[Entries with chart source code]
** start **
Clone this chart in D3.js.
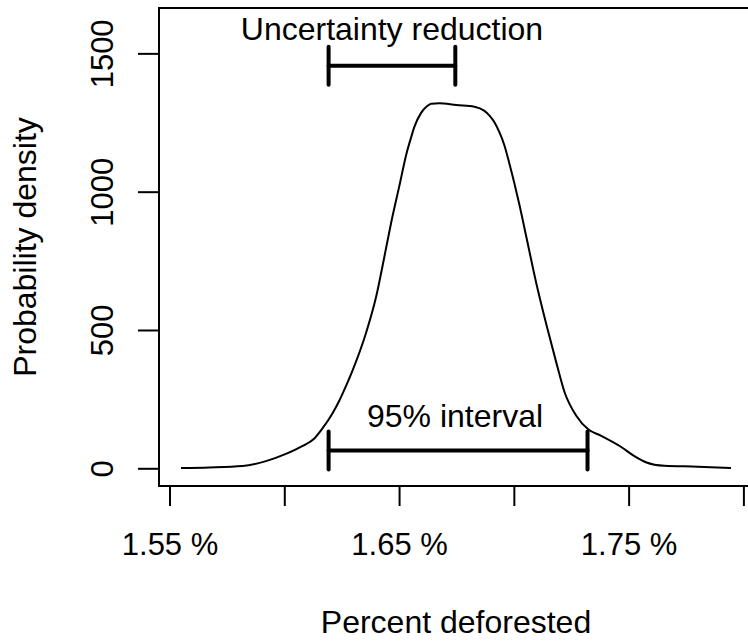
<!DOCTYPE html>
<html>
<head>
<meta charset="utf-8">
<script src="https://cdn.jsdelivr.net/npm/d3@7"></script>
<style>
  html, body { margin: 0; padding: 0; background: #fff; }
  svg { display: block; font-family: "Liberation Sans", Arial, sans-serif; }
</style>
</head>
<body>
<svg id="chart" width="748" height="641"></svg>
<script>
// ---- Data ----
const densityX = [1.5550, 1.5673, 1.5818, 1.5920, 1.6007, 1.6080, 1.6131, 1.6167, 1.6211, 1.6240,
  1.6269, 1.6298, 1.6356, 1.6400, 1.6436, 1.6465, 1.6501, 1.6533, 1.6552, 1.6567, 1.6596, 1.6620, 1.6640,
  1.6676, 1.6749, 1.6828, 1.6872, 1.6894, 1.6916, 1.6937, 1.6959, 1.6981, 1.7003, 1.7025, 1.7054,
  1.7097, 1.7141, 1.7185, 1.7221, 1.7272, 1.7325, 1.7379, 1.7466, 1.7525, 1.7575, 1.7656, 1.7801, 1.7946];
const densityY = [1, 3, 8, 26, 52, 81, 108, 145, 200, 245,
  298, 355, 489, 620, 765, 886, 1020, 1140, 1195, 1235, 1285, 1308, 1318,
  1320, 1313, 1307, 1292, 1275, 1250, 1215, 1167, 1100, 1028, 950, 838,
  672, 522, 382, 275, 190, 140, 118, 78, 44, 22, 9, 6, 1];

const xTickValues = [1.55, 1.60, 1.65, 1.70, 1.75, 1.80];
const xTickLabels = ["1.55 %", "", "1.65 %", "", "1.75 %", ""];
const yTickValues = [0, 500, 1000, 1500];
const yTickLabels = ["0", "500", "1000", "1500"];
const yLimits = [0, 1600];

const interval95 = [1.6193, 1.7321];
const interval95Y = 64;
const reductionInterval = [1.6193, 1.6745];
const reductionY = 1455;

const xTitle = "Percent deforested";
const yTitle = "Probability density";
const label95 = "95% interval";
const labelReduction = "Uncertainty reduction";

// ---- Layout ----
const svg = d3.select("#chart");
const plotLeft = 159, plotTop = 8, plotRight = 753, plotBottom = 486;
const tickFont = 31;
const labelFont = 32;
const fontFam = '"Liberation Sans", Arial, sans-serif';

const xMin = d3.min(densityX), xMax = d3.max(densityX);
const xPad = (xMax - xMin) * 0.04;
const yPad = (yLimits[1] - yLimits[0]) * 0.04;
const x = d3.scaleLinear().domain([xMin - xPad, xMax + xPad]).range([plotLeft, plotRight]);
const y = d3.scaleLinear().domain([yLimits[0] - yPad, yLimits[1] + yPad]).range([plotBottom, plotTop]);

// Box
svg.append("rect")
  .attr("x", plotLeft).attr("y", plotTop)
  .attr("width", plotRight - plotLeft).attr("height", plotBottom - plotTop)
  .attr("fill", "none").attr("stroke", "#000").attr("stroke-width", 2);

// X axis
const xAxis = svg.append("g")
  .attr("transform", `translate(0,${plotBottom})`)
  .call(d3.axisBottom(x).tickValues(xTickValues).tickSize(20)
    .tickFormat((d, i) => xTickLabels[i]));
xAxis.select(".domain").remove();
xAxis.selectAll(".tick line").attr("stroke", "#000").attr("stroke-width", 2);
xAxis.selectAll(".tick text")
  .attr("y", 555 - plotBottom).attr("dy", 0)
  .attr("fill", "#000")
  .style("font-size", tickFont + "px")
  .style("font-family", fontFam);

// Y axis
const yAxis = svg.append("g")
  .attr("transform", `translate(${plotLeft},0)`)
  .call(d3.axisLeft(y).tickValues(yTickValues).tickSize(21)
    .tickFormat((d, i) => yTickLabels[i]));
yAxis.select(".domain").remove();
yAxis.selectAll(".tick line").attr("stroke", "#000").attr("stroke-width", 2);
yAxis.selectAll(".tick text")
  .attr("x", null).attr("dy", 0)
  .attr("text-anchor", "middle")
  .attr("transform", "translate(-46,0) rotate(-90)")
  .attr("fill", "#000")
  .style("font-size", tickFont + "px")
  .style("font-family", fontFam);

// Axis titles
svg.append("text")
  .attr("x", 456).attr("y", 633)
  .attr("text-anchor", "middle")
  .style("font-size", labelFont + "px")
  .text(xTitle);
svg.append("text")
  .attr("transform", `translate(36,${(plotTop + plotBottom) / 2}) rotate(-90)`)
  .attr("text-anchor", "middle")
  .style("font-size", labelFont + "px")
  .text(yTitle);

// Density curve
const pts = densityX.map((d, i) => [d, densityY[i]]);
const line = d3.line().x(d => x(d[0])).y(d => y(d[1])).curve(d3.curveMonotoneX);
svg.append("path")
  .datum(pts)
  .attr("d", line)
  .attr("fill", "none")
  .attr("stroke", "#000")
  .attr("stroke-width", 2)
  .attr("stroke-linejoin", "round");

// Interval bars
function intervalBar(range, yv) {
  const g = svg.append("g")
    .attr("stroke", "#000").attr("stroke-width", 4)
    .attr("stroke-linecap", "round").attr("fill", "none");
  const yy = y(yv);
  g.append("line").attr("x1", x(range[0])).attr("x2", x(range[1])).attr("y1", yy).attr("y2", yy);
  range.forEach(v => {
    g.append("line").attr("x1", x(v)).attr("x2", x(v)).attr("y1", yy - 19).attr("y2", yy + 19);
  });
}
intervalBar(interval95, interval95Y);
intervalBar(reductionInterval, reductionY);

svg.append("text")
  .attr("x", x(d3.mean(interval95)) - 3).attr("y", 426.5)
  .attr("text-anchor", "middle")
  .style("font-size", labelFont + "px")
  .text(label95);
svg.append("text")
  .attr("x", x(d3.mean(reductionInterval))).attr("y", 39.5)
  .attr("text-anchor", "middle")
  .style("font-size", labelFont + "px")
  .text(labelReduction);
</script>
</body>
</html>
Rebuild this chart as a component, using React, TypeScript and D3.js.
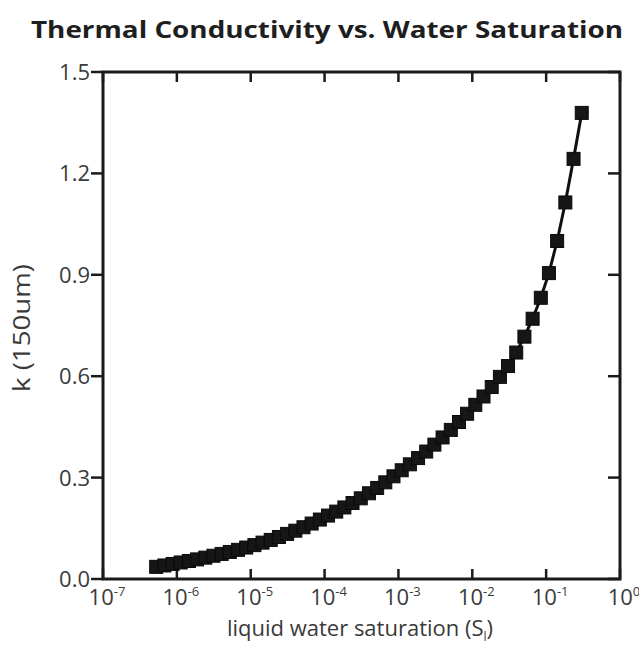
import React from "react";
import * as d3 from "d3";

const title = "Thermal Conductivity vs. Water Saturation";
const yLabel = "k (150um)";
const xTickExponents = [-7, -6, -5, -4, -3, -2, -1, 0];
const yTicks = [0.0, 0.3, 0.6, 0.9, 1.2, 1.5];

const saturation = [
  5.25e-7, 6.78e-7, 8.75e-7, 1.127e-6, 1.456e-6, 1.879e-6, 2.427e-6, 3.133e-6,
  4.04e-6, 5.21e-6, 6.73e-6, 8.69e-6, 1.122e-5, 1.445e-5, 1.866e-5, 2.41e-5,
  3.11e-5, 4.02e-5, 5.18e-5, 6.68e-5, 8.63e-5, 1.114e-4, 1.439e-4, 1.854e-4,
  2.39e-4, 3.09e-4, 3.99e-4, 5.15e-4, 6.64e-4, 8.57e-4, 1.107e-3, 1.429e-3,
  1.845e-3, 2.377e-3, 3.07e-3, 3.96e-3, 5.12e-3, 6.61e-3, 8.51e-3, 0.01099,
  0.01419, 0.01832, 0.02366, 0.03048, 0.03936, 0.0508, 0.0656, 0.0847, 0.1091,
  0.1409, 0.182, 0.235, 0.3034,
];

const conductivity = [
  0.036, 0.04, 0.0445, 0.0489, 0.0532, 0.058, 0.0632, 0.0688, 0.0742, 0.08,
  0.0863, 0.0931, 0.1002, 0.1076, 0.1156, 0.1242, 0.1334, 0.143, 0.1531, 0.1641,
  0.1759, 0.1877, 0.1994, 0.2117, 0.2248, 0.2387, 0.2536, 0.2694, 0.286, 0.3038,
  0.3217, 0.3393, 0.3578, 0.3771, 0.3976, 0.4188, 0.4411, 0.4645, 0.4889, 0.5153,
  0.54, 0.568, 0.598, 0.63, 0.67, 0.717, 0.77, 0.832, 0.905, 1.0, 1.114, 1.243,
  1.379,
];

const W = 639;
const H = 648;
const left = 103;
const right = 620;
const top = 72;
const bottom = 579;
const font = "'Open Sans', 'DejaVu Sans', sans-serif";

export default function App() {
  const x = d3.scaleLog().domain([1e-7, 1]).range([left, right]);
  const y = d3.scaleLinear().domain([0, 1.5]).range([bottom, top]);
  const pts = saturation.map((s, i) => [x(s), y(conductivity[i])] as [number, number]);
  const line = d3.line()(pts) || "";
  const ms = 13;
  const axisColor = "#1a1a1a";
  const labelColor = "#3a3a3a";

  return (
    <div style={{ position: "fixed", left: 0, top: 0 }}>
      <svg width={W} height={H} style={{ display: "block", background: "#fff" }}>
        <text
          x={327}
          y={38}
          textAnchor="middle"
          fontFamily={font}
          fontWeight={700}
          fontSize={24}
          fill="#1e1e1e"
          textLength={592}
          lengthAdjust="spacingAndGlyphs"
        >
          {title}
        </text>

        {xTickExponents.map((e) => {
          const xv = x(Math.pow(10, e));
          return (
            <g key={"xt" + e}>
              <line x1={xv} x2={xv} y1={bottom} y2={bottom - 10} stroke={axisColor} strokeWidth={2.5} />
              <line x1={xv} x2={xv} y1={top} y2={top + 10} stroke={axisColor} strokeWidth={2.5} />
              <text
                x={xv + 4}
                y={605}
                textAnchor="middle"
                fontFamily={font}
                fontSize={22}
                fill={labelColor}
              >
                10
                <tspan dy={-9} fontSize={13}>
                  {e === 0 ? "0" : String(e)}
                </tspan>
              </text>
            </g>
          );
        })}
        {yTicks.map((t) => {
          const yv = y(t);
          return (
            <g key={"yt" + t}>
              <line x1={left - 12} x2={left} y1={yv} y2={yv} stroke={axisColor} strokeWidth={2.5} />
              <line x1={right} x2={right - 12} y1={yv} y2={yv} stroke={axisColor} strokeWidth={2.5} />
              <text
                x={left - 13}
                y={yv + 8}
                textAnchor="end"
                fontFamily={font}
                fontSize={22}
                fill={labelColor}
              >
                {t.toFixed(1)}
              </text>
            </g>
          );
        })}

        <rect
          x={left}
          y={top}
          width={right - left}
          height={bottom - top}
          fill="none"
          stroke={axisColor}
          strokeWidth={3}
        />

        <path d={line} fill="none" stroke="#111" strokeWidth={3} />
        {pts.map((p, i) => (
          <rect
            key={i}
            x={p[0] - ms / 2}
            y={p[1] - ms / 2}
            width={ms}
            height={ms}
            fill="#161616"
            stroke="#0a0a0a"
            strokeWidth={1}
          />
        ))}

        <text
          transform={`translate(30, ${328}) rotate(-90)`}
          textAnchor="middle"
          fontFamily={font}
          fontSize={23}
          fill={labelColor}
          textLength={128}
          lengthAdjust="spacingAndGlyphs"
        >
          {yLabel}
        </text>
        <text x={360} y={636} textAnchor="middle" fontFamily={font} fontSize={22} fill={labelColor}>
          liquid water saturation (S
          <tspan dy={5} fontSize={12}>
            l
          </tspan>
          <tspan dy={-5}>)</tspan>
        </text>
      </svg>
    </div>
  );
}
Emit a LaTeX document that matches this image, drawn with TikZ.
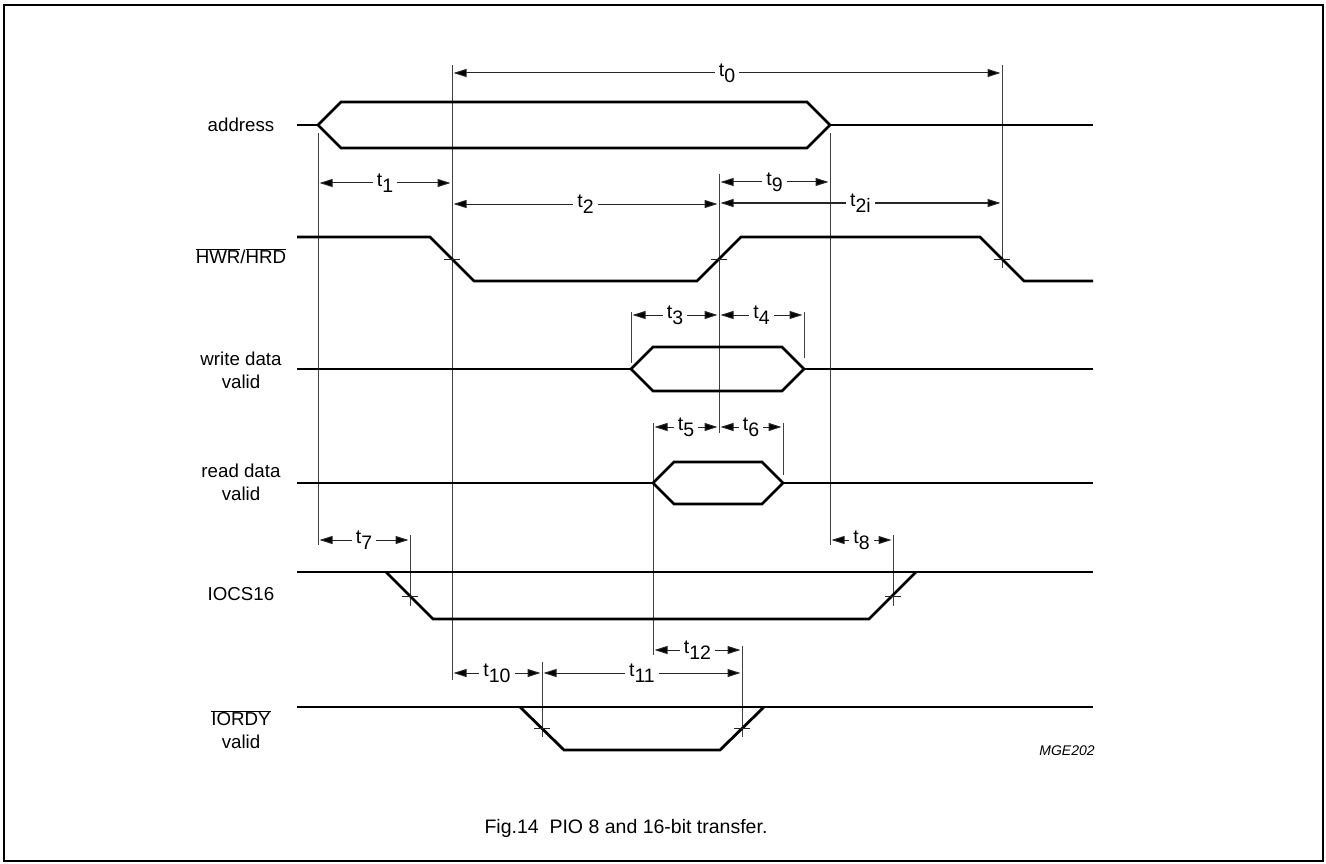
\documentclass[tikz,border=0pt]{standalone}
\usepackage{fontspec}
\setmainfont{Liberation Sans}
\usetikzlibrary{arrows.meta}
\newcommand{\ovl}[1]{$\overline{\mbox{#1}}$}
\newcommand{\tlbl}[1]{t\raisebox{-0.32em}{#1}}
\tikzset{
  sig/.style={line width=2.8pt, line join=miter, line cap=butt},
  vline/.style={line width=1pt, black!75},
  tick/.style={line width=1pt, black!85},
  dim/.style={line width=1pt, black!85,
    {Triangle[length=13pt,width=8pt,fill=black]}-{Triangle[length=13pt,width=8pt,fill=black]},
    shorten <=1.5pt, shorten >=1.5pt},
  tlab/.style={fill=white, inner xsep=4pt, inner ysep=1pt, anchor=base, yshift=-3.5pt,
    text=black, font=\fontsize{19.5}{22}\selectfont},
  siglab/.style={align=center, font=\fontsize{18.7}{23}\selectfont},
}
\begin{document}
\begin{tikzpicture}[x=1pt,y=-1pt]
\useasboundingbox (0,0) rectangle (1326,864);
\draw[line width=2pt] (4,5) rectangle (1323,861);

% signal names
\node[siglab] (ladr) at (241,125) {address};
\node[siglab] (lhwr) at (241,256) {\ovl{HWR}/\ovl{HRD}};
\node[siglab] (lwd) at (241,370) {write data\\valid};
\node[siglab] (lrd) at (241,482) {read data\\valid};
\node[siglab] (lio) at (241,594) {IOCS16};
\node[siglab] (lrdy) at (241,730) {\ovl{IORDY}\\valid};
\node[font=\fontsize{14}{16}\selectfont\itshape] (code) at (1067,751) {MGE202};
\node[font=\fontsize{19.5}{23}\selectfont] (cap) at (626,828) {Fig.14~~PIO 8 and 16-bit transfer.};

% reference verticals
\coordinate (At) at (318,133); \coordinate (Ab) at (318,545);
\coordinate (Bt) at (452,65);  \coordinate (Bb) at (452,680);
\coordinate (Ct) at (719,174); \coordinate (Cb) at (719,433);
\coordinate (Dt) at (830,133); \coordinate (Db) at (830,545);
\coordinate (Et) at (1002,65); \coordinate (Eb) at (1002,268);
\coordinate (Ft) at (631,312); \coordinate (Fb) at (631,363);
\coordinate (Gt) at (804,312); \coordinate (Gb) at (804,358);
\coordinate (Ht) at (653,423); \coordinate (Hb) at (653,655);
\coordinate (It) at (783,423); \coordinate (Ib) at (783,475);
\coordinate (Jt) at (410,535); \coordinate (Jb) at (410,606);
\coordinate (Kt) at (893,535); \coordinate (Kb) at (893,606);
\coordinate (Lt) at (542,662); \coordinate (Lb) at (542,737);
\coordinate (Mt) at (742,646); \coordinate (Mb) at (742,737);
\foreach \v in {A,B,C,D,E,F,G,H,I,J,K,L,M}
  \draw[vline] (\v t) -- (\v b);

% dimension arrows
\draw[dim] (452,73) -- node[tlab] {\tlbl{0}} (1002,73);
\draw[dim] (318,183) -- node[tlab] {\tlbl{1}} (452,183);
\draw[dim] (452,204) -- node[tlab] {\tlbl{2}} (719,204);
\draw[dim] (719,182) -- node[tlab] {\tlbl{9}} (830,182);
\draw[dim] (719,203) -- node[tlab] {\tlbl{2i}} (1002,203);
\draw[dim] (631,315) -- node[tlab] {\tlbl{3}} (719,315);
\draw[dim] (719,315) -- node[tlab] {\tlbl{4}} (804,315);
\draw[dim] (653,427) -- node[tlab] {\tlbl{5}} (719,427);
\draw[dim] (719,427) -- node[tlab] {\tlbl{6}} (783,427);
\draw[dim] (318,540) -- node[tlab] {\tlbl{7}} (410,540);
\draw[dim] (830,540) -- node[tlab] {\tlbl{8}} (893,540);
\draw[dim] (452,673) -- node[tlab] {\tlbl{10}} (542,673);
\draw[dim] (542,673) -- node[tlab] {\tlbl{11}} (742,673);
\draw[dim] (653,650) -- node[tlab] {\tlbl{12}} (742,650);

% signals
\draw[sig] (297,125) -- (318,125) (830,125) -- (1093,125);
\draw[sig] (318,125) -- (341,102) -- (807,102) -- (830,125) -- (807,148) -- (341,148) -- cycle;
\draw[sig] (297,237) -- (430,237) -- (474,281) -- (697,281) -- (741,237) -- (980,237) -- (1024,281) -- (1093,281);
\draw[sig] (297,369) -- (631,369) (804,369) -- (1093,369);
\draw[sig] (631,369) -- (653,347) -- (782,347) -- (804,369) -- (782,391) -- (653,391) -- cycle;
\draw[sig] (297,483) -- (653,483) (783,483) -- (1093,483);
\draw[sig] (653,483) -- (674,462) -- (762,462) -- (783,483) -- (762,504) -- (674,504) -- cycle;
\draw[sig] (297,572) -- (1093,572);
\draw[sig] (386,572) -- (433,619) -- (869,619) -- (916,572);
\draw[sig] (297,707) -- (1093,707);
\draw[sig] (520,707) -- (564,750) -- (720,750) -- (764,707);

% crossing ticks
\foreach \p in {(452,259),(719,259),(1002,259),(410,596),(893,596),(542,728),(742,728)}
  \draw[tick] \p ++(-8,0) -- ++(16,0);
\end{tikzpicture}
\end{document}
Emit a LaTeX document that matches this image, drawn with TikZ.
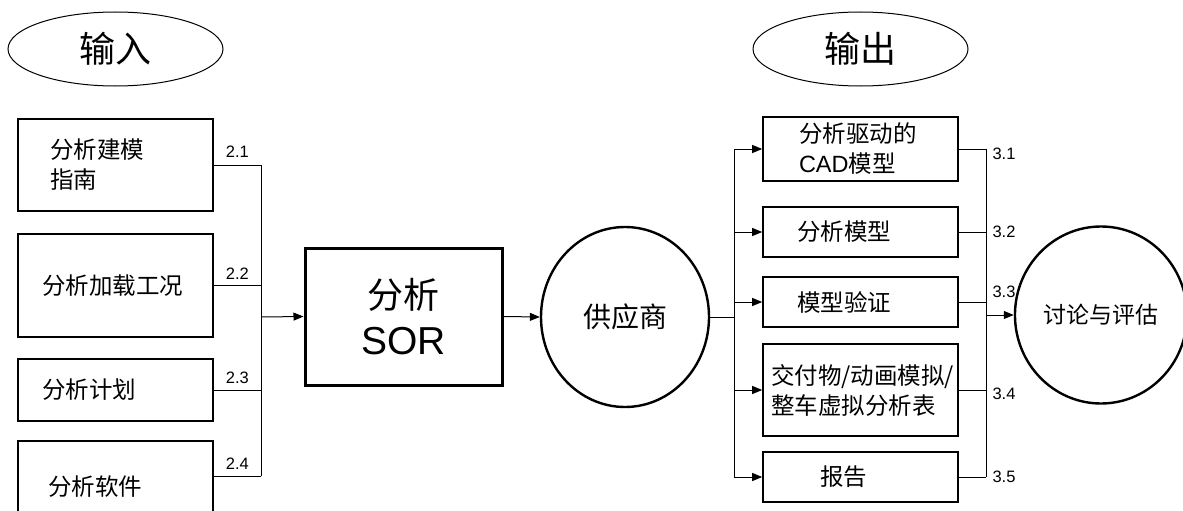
** end **
_DO THIS:_ Restate each line from the start of the listing through the line bearing "const yLimits = [0, 1600];" word for word. Drop the pictures.

_RESPONSE TO THE TASK:_
Clone this chart in D3.js.
<!DOCTYPE html>
<html>
<head>
<meta charset="utf-8">
<script src="https://cdn.jsdelivr.net/npm/d3@7"></script>
<style>
  html, body { margin: 0; padding: 0; background: #fff; }
  svg { display: block; font-family: "Liberation Sans", Arial, sans-serif; }
</style>
</head>
<body>
<svg id="chart" width="748" height="641"></svg>
<script>
// ---- Data ----
const densityX = [1.5550, 1.5673, 1.5818, 1.5920, 1.6007, 1.6080, 1.6131, 1.6167, 1.6211, 1.6240,
  1.6269, 1.6298, 1.6356, 1.6400, 1.6436, 1.6465, 1.6501, 1.6533, 1.6552, 1.6567, 1.6596, 1.6620, 1.6640,
  1.6676, 1.6749, 1.6828, 1.6872, 1.6894, 1.6916, 1.6937, 1.6959, 1.6981, 1.7003, 1.7025, 1.7054,
  1.7097, 1.7141, 1.7185, 1.7221, 1.7272, 1.7325, 1.7379, 1.7466, 1.7525, 1.7575, 1.7656, 1.7801, 1.7946];
const densityY = [1, 3, 8, 26, 52, 81, 108, 145, 200, 245,
  298, 355, 489, 620, 765, 886, 1020, 1140, 1195, 1235, 1285, 1308, 1318,
  1320, 1313, 1307, 1292, 1275, 1250, 1215, 1167, 1100, 1028, 950, 838,
  672, 522, 382, 275, 190, 140, 118, 78, 44, 22, 9, 6, 1];

const xTickValues = [1.55, 1.60, 1.65, 1.70, 1.75, 1.80];
const xTickLabels = ["1.55 %", "", "1.65 %", "", "1.75 %", ""];
const yTickValues = [0, 500, 1000, 1500];
const yTickLabels = ["0", "500", "1000", "1500"];
const yLimits = [0, 1600];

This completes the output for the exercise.